Given problem:
Extract each line of the data below exactly as written.

Information shown:

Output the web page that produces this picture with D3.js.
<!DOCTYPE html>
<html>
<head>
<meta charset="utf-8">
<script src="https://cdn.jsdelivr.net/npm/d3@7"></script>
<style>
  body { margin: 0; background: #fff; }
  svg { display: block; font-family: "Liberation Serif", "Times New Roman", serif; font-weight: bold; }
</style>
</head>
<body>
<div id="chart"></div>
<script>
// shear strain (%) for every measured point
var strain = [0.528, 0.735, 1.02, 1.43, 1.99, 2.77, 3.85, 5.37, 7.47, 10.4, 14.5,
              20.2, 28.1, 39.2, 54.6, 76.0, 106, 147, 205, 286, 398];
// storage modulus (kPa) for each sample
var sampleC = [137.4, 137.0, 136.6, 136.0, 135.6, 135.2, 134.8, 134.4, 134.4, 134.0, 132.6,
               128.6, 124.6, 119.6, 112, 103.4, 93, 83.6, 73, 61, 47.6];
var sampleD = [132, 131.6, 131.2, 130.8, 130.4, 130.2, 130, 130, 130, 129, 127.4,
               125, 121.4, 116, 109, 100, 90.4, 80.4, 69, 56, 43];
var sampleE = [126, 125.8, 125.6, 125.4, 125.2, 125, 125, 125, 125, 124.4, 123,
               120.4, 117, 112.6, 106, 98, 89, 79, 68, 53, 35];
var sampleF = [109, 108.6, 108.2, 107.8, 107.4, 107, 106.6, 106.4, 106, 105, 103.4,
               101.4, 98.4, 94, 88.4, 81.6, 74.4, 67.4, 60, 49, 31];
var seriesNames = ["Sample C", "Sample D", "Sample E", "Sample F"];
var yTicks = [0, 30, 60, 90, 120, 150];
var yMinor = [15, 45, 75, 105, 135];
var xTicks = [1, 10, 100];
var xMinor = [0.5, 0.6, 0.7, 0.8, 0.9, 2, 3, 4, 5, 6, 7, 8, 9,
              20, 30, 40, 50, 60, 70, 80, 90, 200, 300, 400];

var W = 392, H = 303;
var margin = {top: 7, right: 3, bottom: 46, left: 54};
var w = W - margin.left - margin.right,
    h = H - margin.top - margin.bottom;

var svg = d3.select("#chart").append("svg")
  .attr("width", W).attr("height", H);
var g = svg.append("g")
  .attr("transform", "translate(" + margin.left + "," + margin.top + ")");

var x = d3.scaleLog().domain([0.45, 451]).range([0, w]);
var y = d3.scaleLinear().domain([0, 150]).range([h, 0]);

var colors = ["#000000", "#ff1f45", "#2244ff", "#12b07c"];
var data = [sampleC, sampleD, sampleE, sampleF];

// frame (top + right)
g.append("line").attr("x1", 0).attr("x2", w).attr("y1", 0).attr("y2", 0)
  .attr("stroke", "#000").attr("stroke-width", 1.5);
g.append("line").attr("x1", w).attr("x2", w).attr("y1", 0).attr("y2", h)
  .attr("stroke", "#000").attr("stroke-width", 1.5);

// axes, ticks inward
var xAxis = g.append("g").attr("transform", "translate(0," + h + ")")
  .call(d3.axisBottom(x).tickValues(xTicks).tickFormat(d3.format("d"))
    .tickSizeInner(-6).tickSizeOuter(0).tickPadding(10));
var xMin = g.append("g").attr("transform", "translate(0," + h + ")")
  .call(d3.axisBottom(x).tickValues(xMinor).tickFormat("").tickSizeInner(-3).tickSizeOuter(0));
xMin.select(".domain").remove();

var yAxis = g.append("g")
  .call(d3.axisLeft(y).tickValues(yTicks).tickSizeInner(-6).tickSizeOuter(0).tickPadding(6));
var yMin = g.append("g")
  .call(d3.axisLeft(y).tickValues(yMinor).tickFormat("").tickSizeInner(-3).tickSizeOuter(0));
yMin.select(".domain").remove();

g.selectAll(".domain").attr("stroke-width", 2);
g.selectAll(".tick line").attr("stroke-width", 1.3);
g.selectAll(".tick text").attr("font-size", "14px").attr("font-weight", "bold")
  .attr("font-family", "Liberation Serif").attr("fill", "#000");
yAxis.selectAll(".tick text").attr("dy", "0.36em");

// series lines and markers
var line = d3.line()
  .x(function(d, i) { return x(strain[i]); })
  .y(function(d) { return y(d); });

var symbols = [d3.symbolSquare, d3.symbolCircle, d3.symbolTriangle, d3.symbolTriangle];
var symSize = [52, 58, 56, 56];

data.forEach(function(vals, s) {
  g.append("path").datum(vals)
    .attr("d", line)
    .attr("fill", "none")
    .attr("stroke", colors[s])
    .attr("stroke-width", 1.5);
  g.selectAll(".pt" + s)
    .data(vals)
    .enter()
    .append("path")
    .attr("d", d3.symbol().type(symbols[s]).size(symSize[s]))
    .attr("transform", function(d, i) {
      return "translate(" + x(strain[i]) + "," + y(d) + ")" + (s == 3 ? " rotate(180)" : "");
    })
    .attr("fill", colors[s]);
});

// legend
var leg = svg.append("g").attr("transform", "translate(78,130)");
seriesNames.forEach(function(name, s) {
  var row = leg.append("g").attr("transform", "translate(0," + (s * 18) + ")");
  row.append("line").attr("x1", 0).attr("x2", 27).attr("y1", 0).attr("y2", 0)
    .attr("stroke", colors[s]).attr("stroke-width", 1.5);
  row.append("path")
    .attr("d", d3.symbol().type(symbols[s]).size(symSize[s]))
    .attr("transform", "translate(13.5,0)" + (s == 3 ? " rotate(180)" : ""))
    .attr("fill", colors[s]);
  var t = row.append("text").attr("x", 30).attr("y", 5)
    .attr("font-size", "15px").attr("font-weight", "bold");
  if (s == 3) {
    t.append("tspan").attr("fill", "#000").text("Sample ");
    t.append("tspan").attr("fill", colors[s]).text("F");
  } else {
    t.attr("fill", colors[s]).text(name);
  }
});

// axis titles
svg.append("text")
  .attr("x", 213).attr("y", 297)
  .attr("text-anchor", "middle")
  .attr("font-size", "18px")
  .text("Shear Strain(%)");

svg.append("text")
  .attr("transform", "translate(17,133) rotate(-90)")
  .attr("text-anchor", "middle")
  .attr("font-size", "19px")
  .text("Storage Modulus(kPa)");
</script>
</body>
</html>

Reply to the task:
Output the web page that produces this picture with D3.js.
<!DOCTYPE html>
<html>
<head>
<meta charset="utf-8">
<script src="https://cdn.jsdelivr.net/npm/d3@7"></script>
<style>
  body { margin: 0; background: #fff; }
  svg { display: block; font-family: "Liberation Serif", "Times New Roman", serif; font-weight: bold; }
</style>
</head>
<body>
<div id="chart"></div>
<script>
// shear strain (%) for every measured point
var strain = [0.528, 0.735, 1.02, 1.43, 1.99, 2.77, 3.85, 5.37, 7.47, 10.4, 14.5,
              20.2, 28.1, 39.2, 54.6, 76.0, 106, 147, 205, 286, 398];
// storage modulus (kPa) for each sample
var sampleC = [137.4, 137.0, 136.6, 136.0, 135.6, 135.2, 134.8, 134.4, 134.4, 134.0, 132.6,
               128.6, 124.6, 119.6, 112, 103.4, 93, 83.6, 73, 61, 47.6];
var sampleD = [132, 131.6, 131.2, 130.8, 130.4, 130.2, 130, 130, 130, 129, 127.4,
               125, 121.4, 116, 109, 100, 90.4, 80.4, 69, 56, 43];
var sampleE = [126, 125.8, 125.6, 125.4, 125.2, 125, 125, 125, 125, 124.4, 123,
               120.4, 117, 112.6, 106, 98, 89, 79, 68, 53, 35];
var sampleF = [109, 108.6, 108.2, 107.8, 107.4, 107, 106.6, 106.4, 106, 105, 103.4,
               101.4, 98.4, 94, 88.4, 81.6, 74.4, 67.4, 60, 49, 31];
var seriesNames = ["Sample C", "Sample D", "Sample E", "Sample F"];
var yTicks = [0, 30, 60, 90, 120, 150];
var yMinor = [15, 45, 75, 105, 135];
var xTicks = [1, 10, 100];
var xMinor = [0.5, 0.6, 0.7, 0.8, 0.9, 2, 3, 4, 5, 6, 7, 8, 9,
              20, 30, 40, 50, 60, 70, 80, 90, 200, 300, 400];

var W = 392, H = 303;
var margin = {top: 7, right: 3, bottom: 46, left: 54};
var w = W - margin.left - margin.right,
    h = H - margin.top - margin.bottom;

var svg = d3.select("#chart").append("svg")
  .attr("width", W).attr("height", H);
var g = svg.append("g")
  .attr("transform", "translate(" + margin.left + "," + margin.top + ")");

var x = d3.scaleLog().domain([0.45, 451]).range([0, w]);
var y = d3.scaleLinear().domain([0, 150]).range([h, 0]);

var colors = ["#000000", "#ff1f45", "#2244ff", "#12b07c"];
var data = [sampleC, sampleD, sampleE, sampleF];

// frame (top + right)
g.append("line").attr("x1", 0).attr("x2", w).attr("y1", 0).attr("y2", 0)
  .attr("stroke", "#000").attr("stroke-width", 1.5);
g.append("line").attr("x1", w).attr("x2", w).attr("y1", 0).attr("y2", h)
  .attr("stroke", "#000").attr("stroke-width", 1.5);

// axes, ticks inward
var xAxis = g.append("g").attr("transform", "translate(0," + h + ")")
  .call(d3.axisBottom(x).tickValues(xTicks).tickFormat(d3.format("d"))
    .tickSizeInner(-6).tickSizeOuter(0).tickPadding(10));
var xMin = g.append("g").attr("transform", "translate(0," + h + ")")
  .call(d3.axisBottom(x).tickValues(xMinor).tickFormat("").tickSizeInner(-3).tickSizeOuter(0));
xMin.select(".domain").remove();

var yAxis = g.append("g")
  .call(d3.axisLeft(y).tickValues(yTicks).tickSizeInner(-6).tickSizeOuter(0).tickPadding(6));
var yMin = g.append("g")
  .call(d3.axisLeft(y).tickValues(yMinor).tickFormat("").tickSizeInner(-3).tickSizeOuter(0));
yMin.select(".domain").remove();

g.selectAll(".domain").attr("stroke-width", 2);
g.selectAll(".tick line").attr("stroke-width", 1.3);
g.selectAll(".tick text").attr("font-size", "14px").attr("font-weight", "bold")
  .attr("font-family", "Liberation Serif").attr("fill", "#000");
yAxis.selectAll(".tick text").attr("dy", "0.36em");

// series lines and markers
var line = d3.line()
  .x(function(d, i) { return x(strain[i]); })
  .y(function(d) { return y(d); });

var symbols = [d3.symbolSquare, d3.symbolCircle, d3.symbolTriangle, d3.symbolTriangle];
var symSize = [52, 58, 56, 56];

data.forEach(function(vals, s) {
  g.append("path").datum(vals)
    .attr("d", line)
    .attr("fill", "none")
    .attr("stroke", colors[s])
    .attr("stroke-width", 1.5);
  g.selectAll(".pt" + s)
    .data(vals)
    .enter()
    .append("path")
    .attr("d", d3.symbol().type(symbols[s]).size(symSize[s]))
    .attr("transform", function(d, i) {
      return "translate(" + x(strain[i]) + "," + y(d) + ")" + (s == 3 ? " rotate(180)" : "");
    })
    .attr("fill", colors[s]);
});

// legend
var leg = svg.append("g").attr("transform", "translate(78,130)");
seriesNames.forEach(function(name, s) {
  var row = leg.append("g").attr("transform", "translate(0," + (s * 18) + ")");
  row.append("line").attr("x1", 0).attr("x2", 27).attr("y1", 0).attr("y2", 0)
    .attr("stroke", colors[s]).attr("stroke-width", 1.5);
  row.append("path")
    .attr("d", d3.symbol().type(symbols[s]).size(symSize[s]))
    .attr("transform", "translate(13.5,0)" + (s == 3 ? " rotate(180)" : ""))
    .attr("fill", colors[s]);
  var t = row.append("text").attr("x", 30).attr("y", 5)
    .attr("font-size", "15px").attr("font-weight", "bold");
  if (s == 3) {
    t.append("tspan").attr("fill", "#000").text("Sample ");
    t.append("tspan").attr("fill", colors[s]).text("F");
  } else {
    t.attr("fill", colors[s]).text(name);
  }
});

// axis titles
svg.append("text")
  .attr("x", 213).attr("y", 297)
  .attr("text-anchor", "middle")
  .attr("font-size", "18px")
  .text("Shear Strain(%)");

svg.append("text")
  .attr("transform", "translate(17,133) rotate(-90)")
  .attr("text-anchor", "middle")
  .attr("font-size", "19px")
  .text("Storage Modulus(kPa)");
</script>
</body>
</html>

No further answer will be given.